■ Written instruction ■
Copy out all of the material, matching it word for word.

[start of Source excerpt]

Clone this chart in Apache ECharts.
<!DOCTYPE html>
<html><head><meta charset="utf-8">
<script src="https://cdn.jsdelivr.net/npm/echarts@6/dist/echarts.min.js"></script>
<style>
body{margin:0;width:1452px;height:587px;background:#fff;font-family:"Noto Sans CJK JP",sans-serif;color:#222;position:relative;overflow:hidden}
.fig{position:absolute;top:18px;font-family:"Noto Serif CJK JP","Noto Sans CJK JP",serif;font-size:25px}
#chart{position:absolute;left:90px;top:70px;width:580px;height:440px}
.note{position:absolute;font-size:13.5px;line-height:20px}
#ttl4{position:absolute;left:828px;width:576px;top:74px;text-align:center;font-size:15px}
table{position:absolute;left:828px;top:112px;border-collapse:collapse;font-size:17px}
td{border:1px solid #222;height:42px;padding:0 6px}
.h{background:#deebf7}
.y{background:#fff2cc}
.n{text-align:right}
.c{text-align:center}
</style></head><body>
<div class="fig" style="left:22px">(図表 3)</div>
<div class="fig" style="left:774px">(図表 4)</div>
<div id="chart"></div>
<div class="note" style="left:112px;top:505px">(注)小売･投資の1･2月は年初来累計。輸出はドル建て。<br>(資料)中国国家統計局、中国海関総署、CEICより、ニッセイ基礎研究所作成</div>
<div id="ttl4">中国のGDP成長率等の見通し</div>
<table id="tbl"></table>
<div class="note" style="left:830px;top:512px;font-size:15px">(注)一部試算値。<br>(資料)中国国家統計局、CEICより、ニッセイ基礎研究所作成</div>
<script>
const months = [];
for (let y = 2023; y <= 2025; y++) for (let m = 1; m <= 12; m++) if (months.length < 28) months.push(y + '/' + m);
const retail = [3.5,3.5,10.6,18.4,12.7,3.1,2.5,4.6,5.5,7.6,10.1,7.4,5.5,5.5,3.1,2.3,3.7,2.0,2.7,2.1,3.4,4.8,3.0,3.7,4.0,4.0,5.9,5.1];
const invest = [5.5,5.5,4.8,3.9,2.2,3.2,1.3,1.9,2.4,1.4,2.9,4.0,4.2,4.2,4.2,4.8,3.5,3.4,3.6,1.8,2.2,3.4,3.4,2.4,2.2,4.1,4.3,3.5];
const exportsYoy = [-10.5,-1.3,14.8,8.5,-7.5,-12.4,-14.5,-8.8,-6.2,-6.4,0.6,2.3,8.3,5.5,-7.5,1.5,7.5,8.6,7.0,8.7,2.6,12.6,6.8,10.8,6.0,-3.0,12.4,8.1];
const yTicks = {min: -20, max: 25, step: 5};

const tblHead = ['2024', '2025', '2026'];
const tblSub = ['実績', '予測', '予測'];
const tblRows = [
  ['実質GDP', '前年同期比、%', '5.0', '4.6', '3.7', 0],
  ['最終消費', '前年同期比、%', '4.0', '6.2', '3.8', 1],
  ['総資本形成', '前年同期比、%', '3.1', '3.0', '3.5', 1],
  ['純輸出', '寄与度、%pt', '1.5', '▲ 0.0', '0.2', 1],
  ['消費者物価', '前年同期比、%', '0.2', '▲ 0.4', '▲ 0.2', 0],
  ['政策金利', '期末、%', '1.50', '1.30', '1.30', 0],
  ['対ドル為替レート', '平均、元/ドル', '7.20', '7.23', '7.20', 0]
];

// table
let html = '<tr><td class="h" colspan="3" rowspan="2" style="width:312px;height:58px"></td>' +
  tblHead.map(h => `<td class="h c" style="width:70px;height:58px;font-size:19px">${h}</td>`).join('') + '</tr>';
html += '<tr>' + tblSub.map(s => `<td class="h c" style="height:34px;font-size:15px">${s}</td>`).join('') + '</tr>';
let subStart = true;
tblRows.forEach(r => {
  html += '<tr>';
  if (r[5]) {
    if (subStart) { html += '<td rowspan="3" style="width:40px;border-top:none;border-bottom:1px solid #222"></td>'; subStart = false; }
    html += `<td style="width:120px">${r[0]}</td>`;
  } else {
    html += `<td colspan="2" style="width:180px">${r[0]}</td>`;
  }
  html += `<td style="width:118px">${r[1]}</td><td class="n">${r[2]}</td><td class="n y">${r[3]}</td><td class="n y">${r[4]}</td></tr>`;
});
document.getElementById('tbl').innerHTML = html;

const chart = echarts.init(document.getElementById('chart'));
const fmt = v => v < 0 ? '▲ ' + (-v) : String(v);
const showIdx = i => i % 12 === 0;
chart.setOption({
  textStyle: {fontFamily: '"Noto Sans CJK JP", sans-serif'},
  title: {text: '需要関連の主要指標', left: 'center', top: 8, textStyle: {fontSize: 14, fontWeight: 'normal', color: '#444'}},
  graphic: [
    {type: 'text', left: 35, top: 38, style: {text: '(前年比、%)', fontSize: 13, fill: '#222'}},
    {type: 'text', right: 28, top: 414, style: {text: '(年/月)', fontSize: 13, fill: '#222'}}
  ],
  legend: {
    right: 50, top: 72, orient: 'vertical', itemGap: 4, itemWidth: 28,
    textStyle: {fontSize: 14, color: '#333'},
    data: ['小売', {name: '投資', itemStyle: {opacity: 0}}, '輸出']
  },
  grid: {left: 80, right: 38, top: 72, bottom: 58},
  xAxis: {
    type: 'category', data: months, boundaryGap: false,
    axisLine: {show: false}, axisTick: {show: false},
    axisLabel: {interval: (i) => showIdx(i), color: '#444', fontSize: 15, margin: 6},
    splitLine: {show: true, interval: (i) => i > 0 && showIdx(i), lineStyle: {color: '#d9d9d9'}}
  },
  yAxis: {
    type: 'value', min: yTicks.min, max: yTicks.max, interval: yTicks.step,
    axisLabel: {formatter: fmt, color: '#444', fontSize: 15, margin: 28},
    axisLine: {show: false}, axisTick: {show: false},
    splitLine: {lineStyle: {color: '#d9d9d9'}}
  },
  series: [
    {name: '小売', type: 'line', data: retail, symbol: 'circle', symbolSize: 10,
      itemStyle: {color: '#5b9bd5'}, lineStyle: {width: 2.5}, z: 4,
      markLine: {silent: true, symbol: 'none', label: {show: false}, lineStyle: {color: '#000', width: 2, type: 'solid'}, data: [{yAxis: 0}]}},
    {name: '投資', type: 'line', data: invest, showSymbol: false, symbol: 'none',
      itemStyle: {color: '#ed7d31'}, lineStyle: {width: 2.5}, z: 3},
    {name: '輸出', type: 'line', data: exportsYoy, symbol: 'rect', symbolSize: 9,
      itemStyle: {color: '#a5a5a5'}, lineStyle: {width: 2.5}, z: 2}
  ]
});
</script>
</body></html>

[end of Source excerpt]

■ Output for this task ■
Clone this chart in Apache ECharts.
<!DOCTYPE html>
<html><head><meta charset="utf-8">
<script src="https://cdn.jsdelivr.net/npm/echarts@6/dist/echarts.min.js"></script>
<style>
body{margin:0;width:1452px;height:587px;background:#fff;font-family:"Noto Sans CJK JP",sans-serif;color:#222;position:relative;overflow:hidden}
.fig{position:absolute;top:18px;font-family:"Noto Serif CJK JP","Noto Sans CJK JP",serif;font-size:25px}
#chart{position:absolute;left:90px;top:70px;width:580px;height:440px}
.note{position:absolute;font-size:13.5px;line-height:20px}
#ttl4{position:absolute;left:828px;width:576px;top:74px;text-align:center;font-size:15px}
table{position:absolute;left:828px;top:112px;border-collapse:collapse;font-size:17px}
td{border:1px solid #222;height:42px;padding:0 6px}
.h{background:#deebf7}
.y{background:#fff2cc}
.n{text-align:right}
.c{text-align:center}
</style></head><body>
<div class="fig" style="left:22px">(図表 3)</div>
<div class="fig" style="left:774px">(図表 4)</div>
<div id="chart"></div>
<div class="note" style="left:112px;top:505px">(注)小売･投資の1･2月は年初来累計。輸出はドル建て。<br>(資料)中国国家統計局、中国海関総署、CEICより、ニッセイ基礎研究所作成</div>
<div id="ttl4">中国のGDP成長率等の見通し</div>
<table id="tbl"></table>
<div class="note" style="left:830px;top:512px;font-size:15px">(注)一部試算値。<br>(資料)中国国家統計局、CEICより、ニッセイ基礎研究所作成</div>
<script>
const months = [];
for (let y = 2023; y <= 2025; y++) for (let m = 1; m <= 12; m++) if (months.length < 28) months.push(y + '/' + m);
const retail = [3.5,3.5,10.6,18.4,12.7,3.1,2.5,4.6,5.5,7.6,10.1,7.4,5.5,5.5,3.1,2.3,3.7,2.0,2.7,2.1,3.4,4.8,3.0,3.7,4.0,4.0,5.9,5.1];
const invest = [5.5,5.5,4.8,3.9,2.2,3.2,1.3,1.9,2.4,1.4,2.9,4.0,4.2,4.2,4.2,4.8,3.5,3.4,3.6,1.8,2.2,3.4,3.4,2.4,2.2,4.1,4.3,3.5];
const exportsYoy = [-10.5,-1.3,14.8,8.5,-7.5,-12.4,-14.5,-8.8,-6.2,-6.4,0.6,2.3,8.3,5.5,-7.5,1.5,7.5,8.6,7.0,8.7,2.6,12.6,6.8,10.8,6.0,-3.0,12.4,8.1];
const yTicks = {min: -20, max: 25, step: 5};

const tblHead = ['2024', '2025', '2026'];
const tblSub = ['実績', '予測', '予測'];
const tblRows = [
  ['実質GDP', '前年同期比、%', '5.0', '4.6', '3.7', 0],
  ['最終消費', '前年同期比、%', '4.0', '6.2', '3.8', 1],
  ['総資本形成', '前年同期比、%', '3.1', '3.0', '3.5', 1],
  ['純輸出', '寄与度、%pt', '1.5', '▲ 0.0', '0.2', 1],
  ['消費者物価', '前年同期比、%', '0.2', '▲ 0.4', '▲ 0.2', 0],
  ['政策金利', '期末、%', '1.50', '1.30', '1.30', 0],
  ['対ドル為替レート', '平均、元/ドル', '7.20', '7.23', '7.20', 0]
];

// table
let html = '<tr><td class="h" colspan="3" rowspan="2" style="width:312px;height:58px"></td>' +
  tblHead.map(h => `<td class="h c" style="width:70px;height:58px;font-size:19px">${h}</td>`).join('') + '</tr>';
html += '<tr>' + tblSub.map(s => `<td class="h c" style="height:34px;font-size:15px">${s}</td>`).join('') + '</tr>';
let subStart = true;
tblRows.forEach(r => {
  html += '<tr>';
  if (r[5]) {
    if (subStart) { html += '<td rowspan="3" style="width:40px;border-top:none;border-bottom:1px solid #222"></td>'; subStart = false; }
    html += `<td style="width:120px">${r[0]}</td>`;
  } else {
    html += `<td colspan="2" style="width:180px">${r[0]}</td>`;
  }
  html += `<td style="width:118px">${r[1]}</td><td class="n">${r[2]}</td><td class="n y">${r[3]}</td><td class="n y">${r[4]}</td></tr>`;
});
document.getElementById('tbl').innerHTML = html;

const chart = echarts.init(document.getElementById('chart'));
const fmt = v => v < 0 ? '▲ ' + (-v) : String(v);
const showIdx = i => i % 12 === 0;
chart.setOption({
  textStyle: {fontFamily: '"Noto Sans CJK JP", sans-serif'},
  title: {text: '需要関連の主要指標', left: 'center', top: 8, textStyle: {fontSize: 14, fontWeight: 'normal', color: '#444'}},
  graphic: [
    {type: 'text', left: 35, top: 38, style: {text: '(前年比、%)', fontSize: 13, fill: '#222'}},
    {type: 'text', right: 28, top: 414, style: {text: '(年/月)', fontSize: 13, fill: '#222'}}
  ],
  legend: {
    right: 50, top: 72, orient: 'vertical', itemGap: 4, itemWidth: 28,
    textStyle: {fontSize: 14, color: '#333'},
    data: ['小売', {name: '投資', itemStyle: {opacity: 0}}, '輸出']
  },
  grid: {left: 80, right: 38, top: 72, bottom: 58},
  xAxis: {
    type: 'category', data: months, boundaryGap: false,
    axisLine: {show: false}, axisTick: {show: false},
    axisLabel: {interval: (i) => showIdx(i), color: '#444', fontSize: 15, margin: 6},
    splitLine: {show: true, interval: (i) => i > 0 && showIdx(i), lineStyle: {color: '#d9d9d9'}}
  },
  yAxis: {
    type: 'value', min: yTicks.min, max: yTicks.max, interval: yTicks.step,
    axisLabel: {formatter: fmt, color: '#444', fontSize: 15, margin: 28},
    axisLine: {show: false}, axisTick: {show: false},
    splitLine: {lineStyle: {color: '#d9d9d9'}}
  },
  series: [
    {name: '小売', type: 'line', data: retail, symbol: 'circle', symbolSize: 10,
      itemStyle: {color: '#5b9bd5'}, lineStyle: {width: 2.5}, z: 4,
      markLine: {silent: true, symbol: 'none', label: {show: false}, lineStyle: {color: '#000', width: 2, type: 'solid'}, data: [{yAxis: 0}]}},
    {name: '投資', type: 'line', data: invest, showSymbol: false, symbol: 'none',
      itemStyle: {color: '#ed7d31'}, lineStyle: {width: 2.5}, z: 3},
    {name: '輸出', type: 'line', data: exportsYoy, symbol: 'rect', symbolSize: 9,
      itemStyle: {color: '#a5a5a5'}, lineStyle: {width: 2.5}, z: 2}
  ]
});
</script>
</body></html>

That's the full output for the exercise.